There are many defective product cases which cause serious personal injury or death. Often, fire or explosion may cause such significant damage to the product that the actual specific cause for the accident can not be determined. The first example to come to mind is an airplane exploding into a million pieces. We know that this is not supposed to happened and that something obviously went wrong. The problem for the lawyer representing victims is how to prove it? Often times, when no physical evidence is preserved in a products liability case, the victim’s lawyers may be forced to rely on the “Indeterminate Defect Theory” . I have done significant research in this area and hope that the legal analysis below will help others similarly situated.
As a threshold matter, in a Maryland product liability action, proof of a defect must arise above surmise, conjecture or speculation, and a plaintiff may not base recovery solely on any presumption that might arise from the happening of an accident. See International Motors, Inc v. Ford Motor Co., 133 Md. App. 269, 275 n.7, 754 A.2d 115, 118 n. 7 (2000). Notwithstanding the above, an inference of a defect may be drawn from the happening of an accident where circumstantial evidence tends to eliminate other causes, such as product misuse or alteration; i.e., an indeterminate defect. The first case in Maryland to address this circumstance was Harrison v. Bill Cairns Pontiac, 77 Md. App. 41, 549 A.2d 385 (1988). The Harrison Court found that the five factors to be considered when determining whether a product defect may be inferred include:
(1) expert testimony as to possible causes;
(2) the occurrence of the accident a short time after the sale;
(3) same accidents in similar products;
(4) the elimination of other causes of the accident;
(5) the type of accident that does not happen without a defect
Not surprisingly, how each of these factors is applied varies based on the testimony at issue in each case, and in many cases, on the whims of each particular judge. The cases set forth below help illustrate the basic tenets of each factor and how Maryland’s state and federal courts have interpreted the same.
Harrison v. Bill Cairns Pontiac
In Harrison, used car buyers brought a product liability action against the manufacturer and seller to recover for damages caused by a fire that started behind the vehicle’s dashboard instrument panel. At the time of purchase by the Plaintiffs, the car was approximately 4 years old and had over 58,000 miles on it. At deposition, one of plaintiffs’ experts stated that the fire was caused by an “electrical short in the dashboard directly behind the instrument cluster.” Harrison, at 44. The expert’s two-fold rationale for reaching this conclusion was: (1) because “all the wires were burnt and they were what was burnt the most” and therefore “that is what I presumed was the central point of the fire;” and (2) because the only way that [the wires] would have caught on fire that way is through a short.” Harrison, at 44. A second expert also concluded that an unidentified defect in the car caused the fire. The basis for that expert’s conclusion was simply that “cars don’t drop molten material on people’s feet while in operation.” (referencing the plaintiff’s testimony that molten plastic from the internal fire dropped on her feet while she was operating the vehicle). Harrison, at 45. In short, the second expert was unable to specifically identify the electrical defect or say whether it was a manufacturing or design defect.. Harrison, at 45. Perhaps more damning, however, was the fact that the second expert conceded that a faulty repair in that area could have caused a problem that resulted in an electrical fire. Harrison, at 46.
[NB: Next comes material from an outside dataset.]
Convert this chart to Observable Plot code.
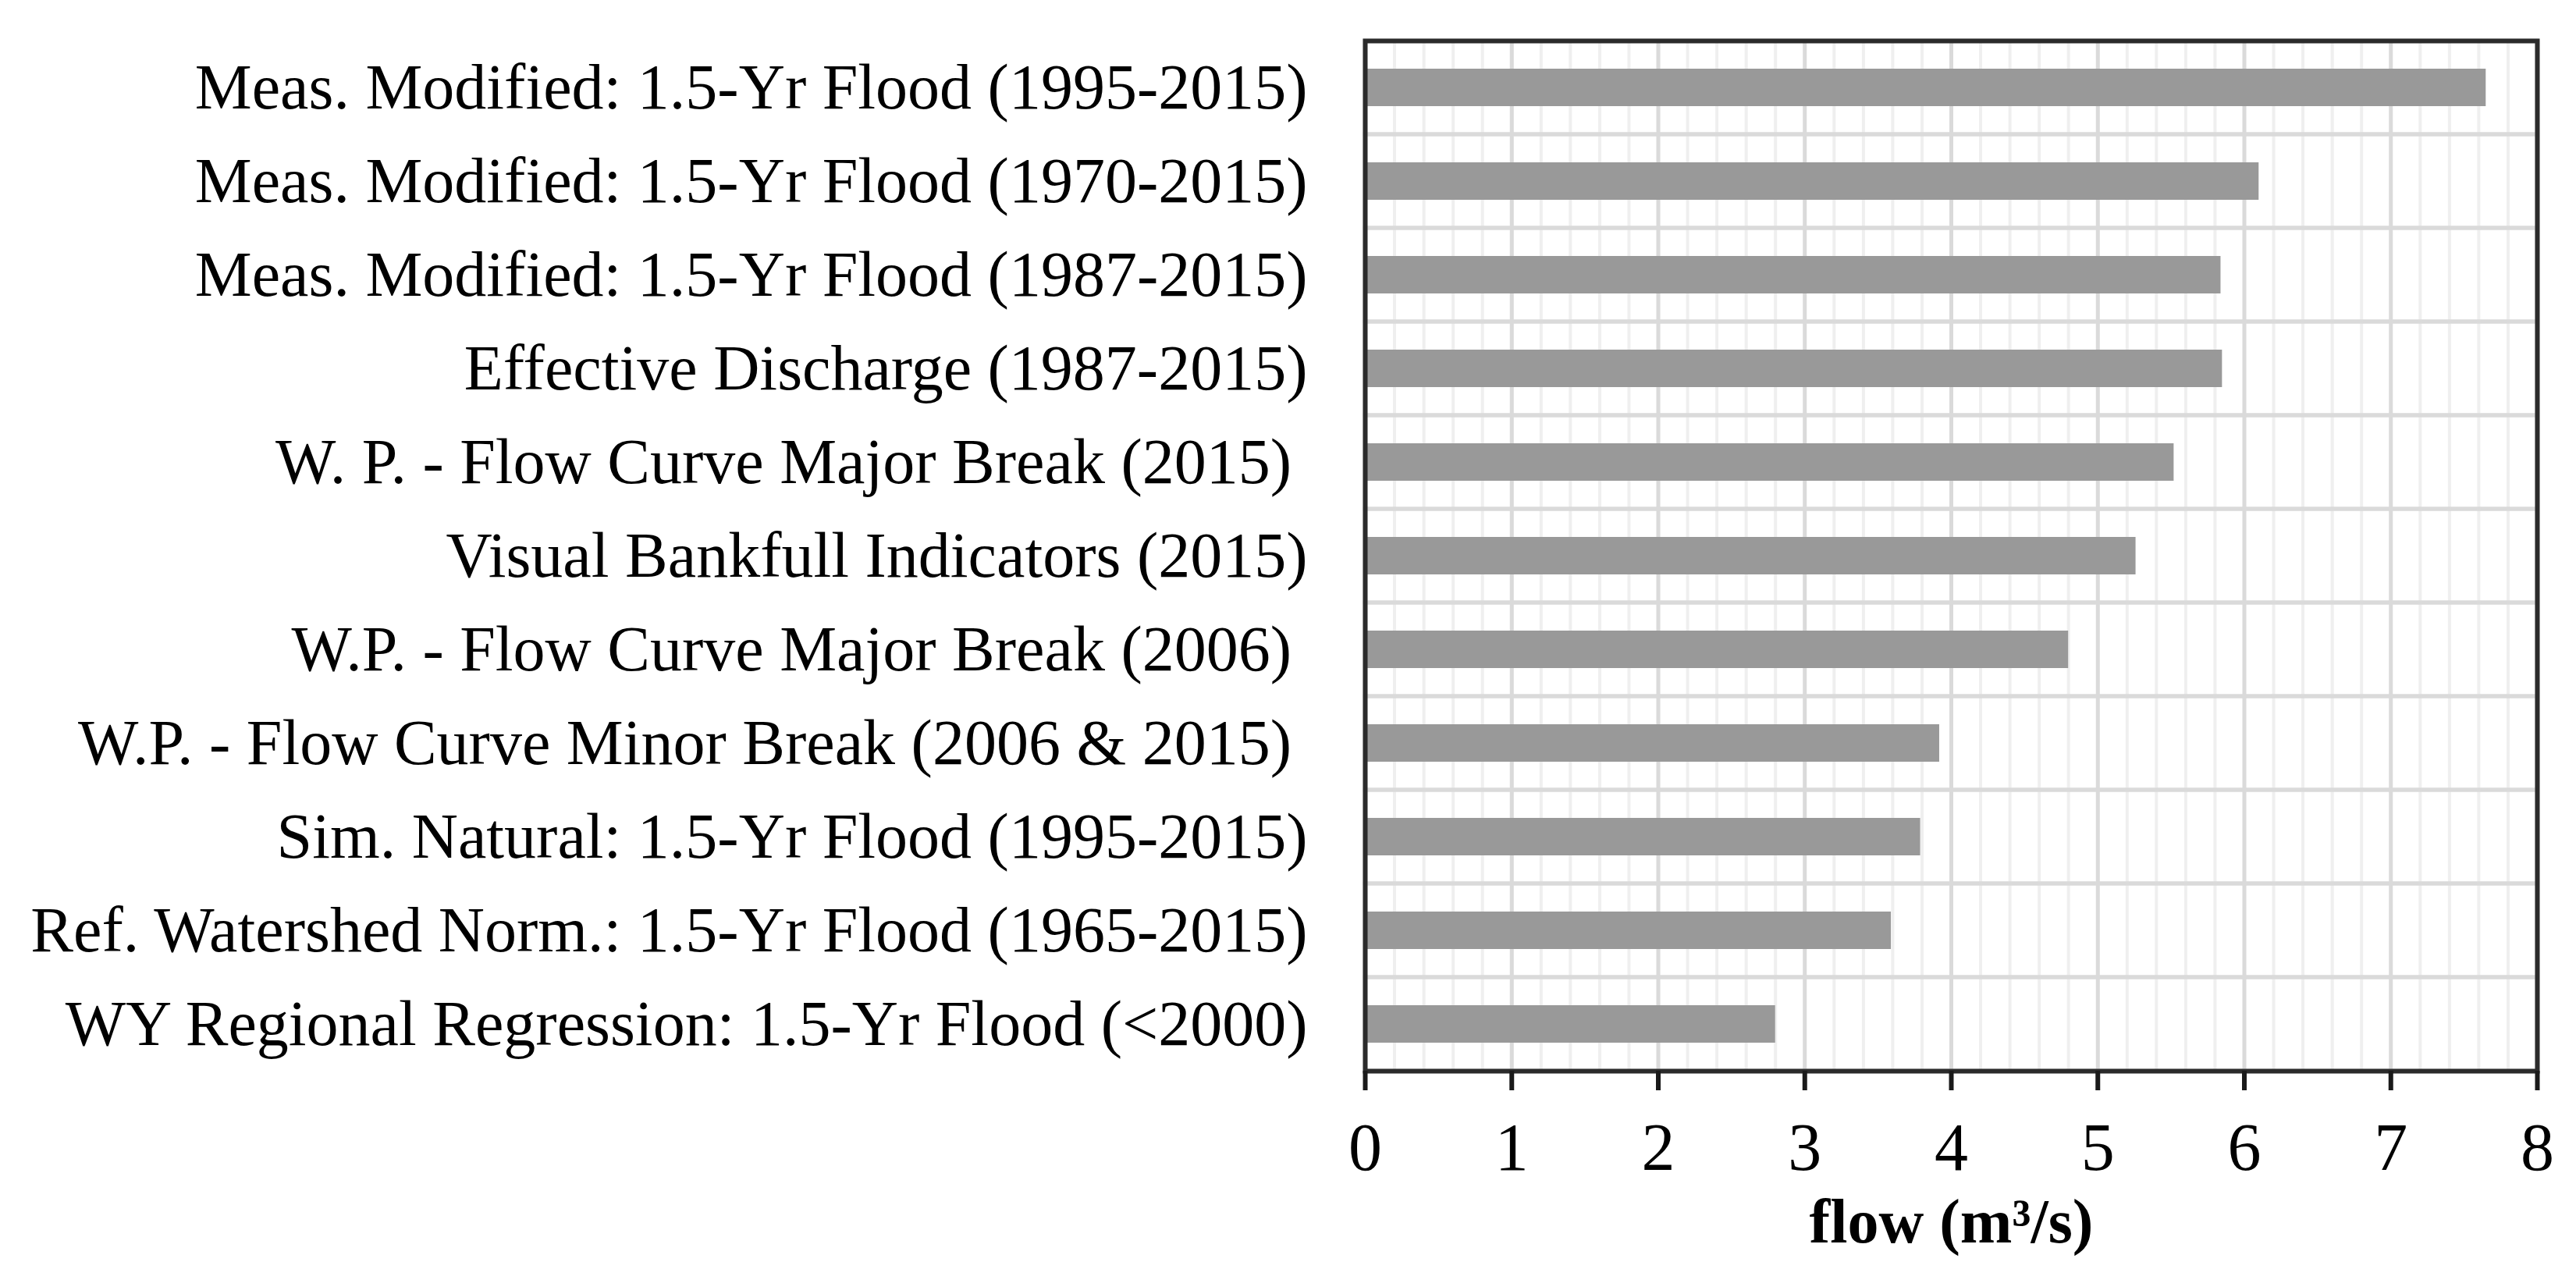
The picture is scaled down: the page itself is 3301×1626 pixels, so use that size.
<!DOCTYPE html>
<html>
<head>
<meta charset="utf-8">
<script src="https://cdn.jsdelivr.net/npm/d3@7"></script>
<script src="https://cdn.jsdelivr.net/npm/@observablehq/plot@0.6"></script>
<style>
  html, body { margin: 0; padding: 0; background: #fff; }
  #chart svg { display: block; }
  g[aria-label="x-axis label"] text { font-weight: bold; font-size: 80px; }
</style>
</head>
<body>
<div id="chart"></div>
<script>
// Categories (top to bottom)
const categories = [
  "Meas. Modified: 1.5-Yr Flood (1995-2015)",
  "Meas. Modified: 1.5-Yr Flood (1970-2015)",
  "Meas. Modified: 1.5-Yr Flood (1987-2015)",
  "Effective Discharge (1987-2015)",
  "W. P. - Flow Curve Major Break (2015)\u00a0",
  "Visual Bankfull Indicators (2015)",
  "W.P. - Flow Curve Major Break (2006)\u00a0",
  "W.P. - Flow Curve Minor Break (2006 & 2015)\u00a0",
  "Sim. Natural: 1.5-Yr Flood (1995-2015)",
  "Ref. Watershed Norm.: 1.5-Yr Flood (1965-2015)",
  "WY Regional Regression: 1.5-Yr Flood (<2000)"
];

// Flow values (m³/s)
const flows = [7.65, 6.10, 5.84, 5.85, 5.52, 5.26, 4.80, 3.92, 3.79, 3.59, 2.80];

// Axis ticks
const xTicks = [0, 1, 2, 3, 4, 5, 6, 7, 8];
const xMinorTicks = d3.range(0, 8.0001, 0.2);
const xDomain = [0, 8];
const xLabel = "flow (m³/s)";

const data = categories.map((c, i) => ({category: c, flow: flows[i]}));

const chart = Plot.plot({
  width: 3301,
  height: 1626,
  marginLeft: 1749,
  marginRight: 50,
  marginTop: 52,
  marginBottom: 254,
  style: {fontFamily: "'Liberation Serif', 'Times New Roman', serif", fontSize: "82px", background: "#fff", color: "#000"},
  x: {domain: xDomain},
  y: {domain: categories, padding: 0},
  marks: [
    Plot.ruleX(xMinorTicks, {x: d => d, stroke: "#efefef", strokeWidth: 4}),
    Plot.ruleX(xTicks, {x: d => d, stroke: "#dadada", strokeWidth: 5}),
    Plot.barX(categories, {y: d => d, x1: xDomain[0], x2: xDomain[1], fill: "none", stroke: "#dadada", strokeWidth: 5}),
    Plot.barX(data, {y: "category", x: "flow", fill: "#999999", insetTop: 36, insetBottom: 36}),
    Plot.frame({stroke: "#2b2b2b", strokeWidth: 6}),
    Plot.axisY({tickSize: 0, tickPadding: 74, fontSize: 82, label: null, fill: "#000"}),
    Plot.axisX({
      ticks: xTicks, tickFormat: d => String(d), tickSize: 25, tickPadding: 40,
      fontSize: 86, stroke: "#1a1a1a", strokeWidth: 6, fill: "#000",
      label: xLabel, labelAnchor: "center", labelArrow: "none", labelOffset: 219
    })
  ]
});
document.getElementById("chart").appendChild(chart);
</script>
</body>
</html>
Based on the foregoing testimony, the trial court granted summary judgment in favor the defendants. On appeal, the Court of Special Appeals affirmed that decision, holding that the plaintiffs’ evidence did not tend to eliminate the likelihood that a defect in the car, if any, was created after Ford’s manufacture of the vehicle. Curiously, despite enunciating the five factors to be considered when considering whether an expert may infer a product defect from particular circumstances, the appellate court failed to engage in a factor by factor analysis. Rather, in reaching this holding, the Court merely focused on those factors it concluded swung the balance in the defense’s favor. Specifically, the court placed considerable reliance on the second, fourth and fifth factors, highlighting the fact that the automobile had been purchased more than four years after the date of manufacture, had more than 58,000 miles on it at the time of purchase and that nothing was known about its operational or repair history. Such evidence made it impossible, in the court’s mind, to permit an inference that a defect existed at the time of manufacture when combined with the possibility that a faulty repair or other happening might have caused the problem.